In far-right Italy, Holocaust survivor opens Senate
- Brothers of Italy, a far-right party, has come to power in Italy
- The party was founded by former Mussolini sympathisers in 1946
- On Thursday, a Holocaust survivor opened the Senate first session
Italy’s Fascist past and its future governed by a party with neo-fascist origins came to an emotional head Thursday when a Holocaust survivor presided over the first seating of Parliament since general elections last month.
Liliana Segre, a 92-year-old senator-for-life, headed the opening session of the upper chamber, subbing in for a more senior life senator who couldn’t attend. Her speech formally opened the sequence of events that is expected to bring the Brothers of Italy party, which won the most votes in Sept. 25 elections and which has its roots in a neo-fascist movement, to head Italy’s first far-right-led government since the end of World War II.
Speaking to the Senate, Segre marveled at the “symbolic value” of the coincidence of her role and the historic moment that Italy is witnessing. She noted that she was presiding over the Senate as Italy soon marks the 100th anniversary of the March on Rome, which brought Fascist dictator Benito Mussolini to power, and as war rages once again in Europe with Russia’s invasion of Ukraine.
“Today I am particularly moved by the role that fate holds for me,” Segre told the hushed chamber. “In this month of October, which marks the centenary of the March on Rome that began the Fascist dictatorship, it falls to me to temporarily assume the presidency of this temple of democracy, which is the Senate of the Republic.”
Segre was one of the few Italian children who survived deportation to a Nazi death camp, and she has spent recent decades telling Italian schoolchildren about the Holocaust. Her advocacy led President Sergio Mattarella to name her a senator-for-life in 2018 as Italy marked the anniversary of the introduction of Fascist-era racial laws discriminating against Jews.
In her speech, Segre choked up as she recalled that those laws forbade Jewish children like her from attending school.
“It is impossible for me not to feel a kind of vertigo, remembering that that same little girl who on a day like this in 1938, disconsolate and lost, was forced by the racist laws to leave her school bench empty in the elementary school. And that, by some strange fate, that same girl today finds herself on the most prestigious bench, in the Senate.”
Her emotional remarks brought the 200 senators to their feet in applause, including the Brothers of Italy delegation headed by Ignazio La Russa. La Russa, who once proudly showed off his collection of Mussolini memorabilia, is a candidate to be elected Senate speaker later in the day.
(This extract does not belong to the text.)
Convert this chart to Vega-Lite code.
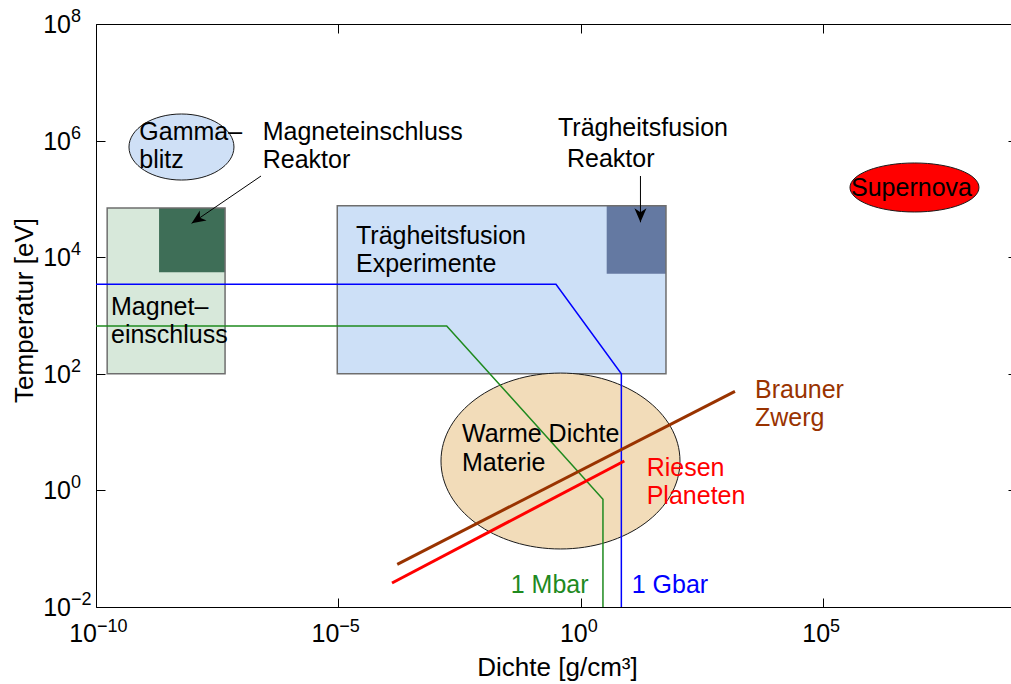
{
  "$schema": "https://vega.github.io/schema/vega-lite/v6.json",
  "width": 915,
  "height": 583,
  "autosize": {"type": "none"},
  "padding": {"left": 96, "top": 24, "right": 0, "bottom": 77},
  "background": "white",
  "config": {
    "view": {"stroke": null},
    "font": "Liberation Sans",
    "axis": {
      "grid": false,
      "domainColor": "black",
      "domainWidth": 1,
      "tickColor": "black",
      "tickWidth": 1,
      "titleFont": "Liberation Sans",
      "titleFontWeight": "normal",
      "titleColor": "black"
    }
  },
  "datasets": {
    "regions": [
      {"name": "Magneteinschluss", "kind": "light", "x": 1.7e-10, "x2": 4.6e-8, "y": 100, "y2": 70000},
      {"name": "Magneteinschluss Reaktor", "kind": "dark", "x": 2e-9, "x2": 4.6e-8, "y": 5500, "y2": 70000},
      {"name": "Trägheitsfusion Experimente", "kind": "light", "x": 9.5e-6, "x2": 57.5, "y": 100, "y2": 76000},
      {"name": "Trägheitsfusion Reaktor", "kind": "dark", "x": 3.44, "x2": 57.5, "y": 5200, "y2": 76000}
    ],
    "ellipses": [
      {"name": "Gammablitz", "x": 5.8e-9, "y": 776000},
      {"name": "Supernova", "x": 7.7e6, "y": 157000},
      {"name": "Warme Dichte Materie", "x": 0.383, "y": 3.19}
    ],
    "curves": [
      {"series": "1 Gbar", "i": 0, "x": 1e-10, "y": 3430},
      {"series": "1 Gbar", "i": 1, "x": 0.309, "y": 3430},
      {"series": "1 Gbar", "i": 2, "x": 6.9, "y": 100},
      {"series": "1 Gbar", "i": 3, "x": 6.9, "y": 0.01},
      {"series": "1 Mbar", "i": 0, "x": 1e-10, "y": 661},
      {"series": "1 Mbar", "i": 1, "x": 0.00172, "y": 661},
      {"series": "1 Mbar", "i": 2, "x": 2.88, "y": 0.703},
      {"series": "1 Mbar", "i": 3, "x": 2.88, "y": 0.01},
      {"series": "Brauner Zwerg", "i": 0, "x": 0.000164, "y": 0.054},
      {"series": "Brauner Zwerg", "i": 1, "x": 1524, "y": 50},
      {"series": "Riesen Planeten", "i": 0, "x": 0.000128, "y": 0.0258},
      {"series": "Riesen Planeten", "i": 1, "x": 7.94, "y": 3.19}
    ],
    "arrows": [
      {"name": "Magneteinschluss Reaktor", "x": 2.54e-7, "y": 247000, "x2": 9.4e-9, "y2": 38100},
      {"name": "Trägheitsfusion Reaktor", "x": 17.1, "y": 247000, "x2": 17.1, "y2": 39700}
    ],
    "labels": [
      {"text": "Gamma–", "series": "Annotation", "x": 7.82e-10, "y": 1020000},
      {"text": "blitz", "series": "Annotation", "x": 7.82e-10, "y": 335000},
      {"text": "Magneteinschluss", "series": "Annotation", "x": 2.75e-7, "y": 1020000},
      {"text": "Reaktor", "series": "Annotation", "x": 2.75e-7, "y": 335000},
      {"text": "Trägheitsfusion", "series": "Annotation", "x": 0.34, "y": 1200000},
      {"text": "Reaktor", "series": "Annotation", "x": 0.522, "y": 356000},
      {"text": "Supernova", "series": "Annotation", "x": 378000, "y": 114000},
      {"text": "Trägheitsfusion", "series": "Annotation", "x": 2.31e-5, "y": 16800},
      {"text": "Experimente", "series": "Annotation", "x": 2.31e-5, "y": 5570},
      {"text": "Magnet–", "series": "Annotation", "x": 2.04e-10, "y": 1021},
      {"text": "einschluss", "series": "Annotation", "x": 2.04e-10, "y": 333},
      {"text": "Warme Dichte", "series": "Annotation", "x": 0.00356, "y": 6.69},
      {"text": "Materie", "series": "Annotation", "x": 0.00356, "y": 2.15},
      {"text": "Riesen", "series": "Riesen Planeten", "x": 23.0, "y": 1.79},
      {"text": "Planeten", "series": "Riesen Planeten", "x": 23.0, "y": 0.578},
      {"text": "Brauner", "series": "Brauner Zwerg", "x": 3945, "y": 38.0},
      {"text": "Zwerg", "series": "Brauner Zwerg", "x": 3945, "y": 12.7},
      {"text": "1 Mbar", "series": "1 Mbar", "x": 0.036, "y": 0.0174},
      {"text": "1 Gbar", "series": "1 Gbar", "x": 11.3, "y": 0.0174}
    ],
    "xticks": [
      {"x": 1e-10, "y": 0.01, "e": "−10"},
      {"x": 1e-5, "y": 0.01, "e": "−5"},
      {"x": 1, "y": 0.01, "e": "0"},
      {"x": 1e5, "y": 0.01, "e": "5"}
    ],
    "yticks": [
      {"x": 1e-10, "y": 0.01, "e": "−2"},
      {"x": 1e-10, "y": 1, "e": "0"},
      {"x": 1e-10, "y": 100, "e": "2"},
      {"x": 1e-10, "y": 10000, "e": "4"},
      {"x": 1e-10, "y": 1000000, "e": "6"},
      {"x": 1e-10, "y": 100000000, "e": "8"}
    ]
  },
  "encoding": {
    "x": {"field": "x", "type": "quantitative", "scale": {"type": "log", "domain": [1e-10, 7.55e8], "nice": false}, "axis": null},
    "y": {"field": "y", "type": "quantitative", "scale": {"type": "log", "domain": [0.01, 1e8], "nice": false}, "axis": null}
  },
  "resolve": {"axis": {"x": "independent", "y": "independent"}},
  "layer": [
    {
      "data": {"name": "regions"},
      "transform": [{"filter": "datum.kind === 'light'"}],
      "mark": {"type": "rect", "strokeWidth": 0},
      "encoding": {
        "x": {
          "field": "x", "type": "quantitative",
          "scale": {"type": "log", "domain": [1e-10, 7.55e8], "nice": false},
          "axis": {
            "orient": "bottom", "values": [1e-10, 1e-5, 1, 1e5], "labels": false, "tickSize": -9,
            "title": "Dichte [g/cm³]", "titleFontSize": 26, "titleX": 461, "titleY": 68,
            "titleAlign": "center", "titleBaseline": "alphabetic", "titleAnchor": null
          }
        },
        "x2": {"field": "x2"},
        "y": {
          "field": "y", "type": "quantitative",
          "scale": {"type": "log", "domain": [0.01, 1e8], "nice": false},
          "axis": {
            "orient": "left", "values": [0.01, 1, 100, 10000, 1000000, 100000000], "labels": false, "tickSize": -9,
            "title": "Temperatur [eV]", "titleFontSize": 26, "titleX": -64, "titleY": 286, "titleAngle": 270,
            "titleAlign": "center", "titleBaseline": "alphabetic", "titleAnchor": null
          }
        },
        "y2": {"field": "y2"},
        "fill": {
          "field": "name", "type": "nominal", "legend": null,
          "scale": {
            "domain": ["Magneteinschluss", "Magneteinschluss Reaktor", "Trägheitsfusion Experimente", "Trägheitsfusion Reaktor"],
            "range": ["#d7e8da", "#3e6e57", "#cde0f7", "#6479a2"]
          }
        }
      }
    },
    {
      "data": {"name": "regions"},
      "transform": [{"filter": "datum.kind === 'dark'"}],
      "mark": {"type": "rect", "strokeWidth": 0},
      "encoding": {
        "x2": {"field": "x2"},
        "y2": {"field": "y2"},
        "fill": {
          "field": "name", "type": "nominal", "legend": null,
          "scale": {
            "domain": ["Magneteinschluss", "Magneteinschluss Reaktor", "Trägheitsfusion Experimente", "Trägheitsfusion Reaktor"],
            "range": ["#d7e8da", "#3e6e57", "#cde0f7", "#6479a2"]
          }
        }
      }
    },
    {
      "data": {"name": "regions"},
      "transform": [{"filter": "datum.kind === 'light'"}],
      "mark": {"type": "rect", "fillOpacity": 0, "stroke": "#6e6e6e", "strokeWidth": 1.5},
      "encoding": {
        "x": {
          "field": "x", "type": "quantitative",
          "scale": {"type": "log", "domain": [1e-10, 7.55e8], "nice": false},
          "axis": {"orient": "top", "values": [1e-10, 1e-5, 1, 1e5], "labels": false, "tickSize": -9, "title": null}
        },
        "x2": {"field": "x2"},
        "y": {
          "field": "y", "type": "quantitative",
          "scale": {"type": "log", "domain": [0.01, 1e8], "nice": false},
          "axis": {"orient": "right", "values": [0.01, 1, 100, 10000, 1000000, 100000000], "labels": false, "tickSize": -3, "domain": false, "title": null}
        },
        "y2": {"field": "y2"}
      }
    },
    {
      "data": {"name": "ellipses"},
      "transform": [{"filter": "datum.name === 'Gammablitz'"}],
      "mark": {
        "type": "point", "filled": true, "opacity": 1, "fill": "#cfe0f6", "stroke": "#1a1a1a", "strokeWidth": 1, "size": 11025,
        "shape": "M-1,0C-1,-0.3474,-0.5523,-0.629,0,-0.629C0.5523,-0.629,1,-0.3474,1,0C1,0.3474,0.5523,0.629,0,0.629C-0.5523,0.629,-1,0.3474,-1,0Z"
      }
    },
    {
      "data": {"name": "ellipses"},
      "transform": [{"filter": "datum.name === 'Supernova'"}],
      "mark": {
        "type": "point", "filled": true, "opacity": 1, "fill": "#ff0000", "stroke": "#1a1a1a", "strokeWidth": 1, "size": 16641,
        "shape": "M-1,0C-1,-0.2099,-0.5523,-0.38,0,-0.38C0.5523,-0.38,1,-0.2099,1,0C1,0.2099,0.5523,0.38,0,0.38C-0.5523,0.38,-1,0.2099,-1,0Z"
      }
    },
    {
      "data": {"name": "ellipses"},
      "transform": [{"filter": "datum.name === 'Warme Dichte Materie'"}],
      "mark": {
        "type": "point", "filled": true, "opacity": 1, "fill": "#f2dcb9", "stroke": "#1a1a1a", "strokeWidth": 1, "size": 57121,
        "shape": "M-1,0C-1,-0.4065,-0.5523,-0.736,0,-0.736C0.5523,-0.736,1,-0.4065,1,0C1,0.4065,0.5523,0.736,0,0.736C-0.5523,0.736,-1,0.4065,-1,0Z"
      }
    },
    {
      "data": {"name": "curves"},
      "transform": [{"filter": "datum.series === '1 Gbar' || datum.series === '1 Mbar'"}],
      "mark": {"type": "line", "strokeWidth": 1.5},
      "encoding": {
        "order": {"field": "i", "type": "quantitative"},
        "color": {
          "field": "series", "type": "nominal", "legend": null,
          "scale": {"domain": ["Annotation", "1 Mbar", "1 Gbar", "Brauner Zwerg", "Riesen Planeten"], "range": ["#000000", "#1f8a1f", "#0000ff", "#993300", "#ff0000"]}
        }
      }
    },
    {
      "data": {"name": "curves"},
      "transform": [{"filter": "datum.series === 'Brauner Zwerg' || datum.series === 'Riesen Planeten'"}],
      "mark": {"type": "line", "strokeWidth": 3},
      "encoding": {
        "order": {"field": "i", "type": "quantitative"},
        "color": {
          "field": "series", "type": "nominal", "legend": null,
          "scale": {"domain": ["Annotation", "1 Mbar", "1 Gbar", "Brauner Zwerg", "Riesen Planeten"], "range": ["#000000", "#1f8a1f", "#0000ff", "#993300", "#ff0000"]}
        }
      }
    },
    {
      "data": {"name": "arrows"},
      "mark": {"type": "rule", "color": "black", "strokeWidth": 1},
      "encoding": {
        "x2": {"field": "x2"},
        "y2": {"field": "y2"}
      }
    },
    {
      "data": {"name": "arrows"},
      "transform": [{"filter": "datum.name === 'Magneteinschluss Reaktor'"}],
      "mark": {"type": "point", "filled": true, "opacity": 1, "color": "black", "strokeWidth": 0, "size": 784, "angle": 145.7, "shape": "M0,0L-1,-0.43L-0.72,0L-1,0.43Z"},
      "encoding": {
        "x": {"field": "x2", "type": "quantitative", "scale": {"type": "log", "domain": [1e-10, 7.55e8], "nice": false}, "axis": null},
        "y": {"field": "y2", "type": "quantitative", "scale": {"type": "log", "domain": [0.01, 1e8], "nice": false}, "axis": null}
      }
    },
    {
      "data": {"name": "arrows"},
      "transform": [{"filter": "datum.name === 'Trägheitsfusion Reaktor'"}],
      "mark": {"type": "point", "filled": true, "opacity": 1, "color": "black", "strokeWidth": 0, "size": 784, "angle": 90, "shape": "M0,0L-1,-0.43L-0.72,0L-1,0.43Z"},
      "encoding": {
        "x": {"field": "x2", "type": "quantitative", "scale": {"type": "log", "domain": [1e-10, 7.55e8], "nice": false}, "axis": null},
        "y": {"field": "y2", "type": "quantitative", "scale": {"type": "log", "domain": [0.01, 1e8], "nice": false}, "axis": null}
      }
    },
    {
      "data": {"name": "labels"},
      "mark": {"type": "text", "align": "left", "baseline": "alphabetic", "fontSize": 25, "font": "Liberation Sans"},
      "encoding": {
        "text": {"field": "text"},
        "color": {
          "field": "series", "type": "nominal", "legend": null,
          "scale": {"domain": ["Annotation", "1 Mbar", "1 Gbar", "Brauner Zwerg", "Riesen Planeten"], "range": ["#000000", "#1f8a1f", "#0000ff", "#993300", "#ff0000"]}
        }
      }
    },
    {
      "data": {"name": "yticks"},
      "mark": {"type": "text", "text": "10", "align": "right", "baseline": "alphabetic", "dx": -25, "dy": 9, "fontSize": 25, "font": "Liberation Sans", "color": "black"}
    },
    {
      "data": {"name": "yticks"},
      "mark": {"type": "text", "align": "left", "baseline": "alphabetic", "dx": -25, "dy": -2, "fontSize": 18, "font": "Liberation Sans", "color": "black"},
      "encoding": {"text": {"field": "e"}}
    },
    {
      "data": {"name": "xticks"},
      "transform": [{"filter": "datum.x < 1"}],
      "mark": {"type": "text", "text": "10", "align": "right", "baseline": "alphabetic", "dx": 1, "dy": 35, "fontSize": 25, "font": "Liberation Sans", "color": "black"}
    },
    {
      "data": {"name": "xticks"},
      "transform": [{"filter": "datum.x < 1"}],
      "mark": {"type": "text", "align": "left", "baseline": "alphabetic", "dx": 1, "dy": 25, "fontSize": 18, "font": "Liberation Sans", "color": "black"},
      "encoding": {"text": {"field": "e"}}
    },
    {
      "data": {"name": "xticks"},
      "transform": [{"filter": "datum.x >= 1"}],
      "mark": {"type": "text", "text": "10", "align": "right", "baseline": "alphabetic", "dx": 7, "dy": 35, "fontSize": 25, "font": "Liberation Sans", "color": "black"}
    },
    {
      "data": {"name": "xticks"},
      "transform": [{"filter": "datum.x >= 1"}],
      "mark": {"type": "text", "align": "left", "baseline": "alphabetic", "dx": 7, "dy": 25, "fontSize": 18, "font": "Liberation Sans", "color": "black"},
      "encoding": {"text": {"field": "e"}}
    }
  ]
}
The Brothers of Italy, headed by Giorgia Meloni, has its origins in the Italian Social Movement, or MSI, which was founded in 1946 by former Mussolini officials and drew fascist sympathizers into its ranks. It remained a small far-right party until the 1990s, when it became the National Alliance and worked to distance it from its neo-fascist past.
Meloni was a member of the youth branches of MSI and the National Alliance and founded Brothers of Italy in 2012, keeping the tricolor flame symbol of the MSI in the party logo.
During the campaign, amid Democratic claims she represented a danger to democracy, Meloni insisted that the Italian right had “ handed fascism over to history for decades now, ” and had condemned racial laws and the suppression of democracy.
Segre didn’t refer to the party by name in her speech, but she said Italian voters had expressed their will at the ballot box.
“The people have decided. It is the essence of democracy,” Segre said. “The majority emerging from the ballot has the right to govern, and the minority has the similarly fundamental obligation to be in the opposition.”
Looking ahead to the upcoming legislature, she called for a civilized debate that does not degenerate into hateful speech and respects the Italian Constitution.
She specified the Constitution’s Article 3, which states that all Italian citizens are equal under the law “without distinction of sex, race, language, religion, political opinion or personal or social condition.”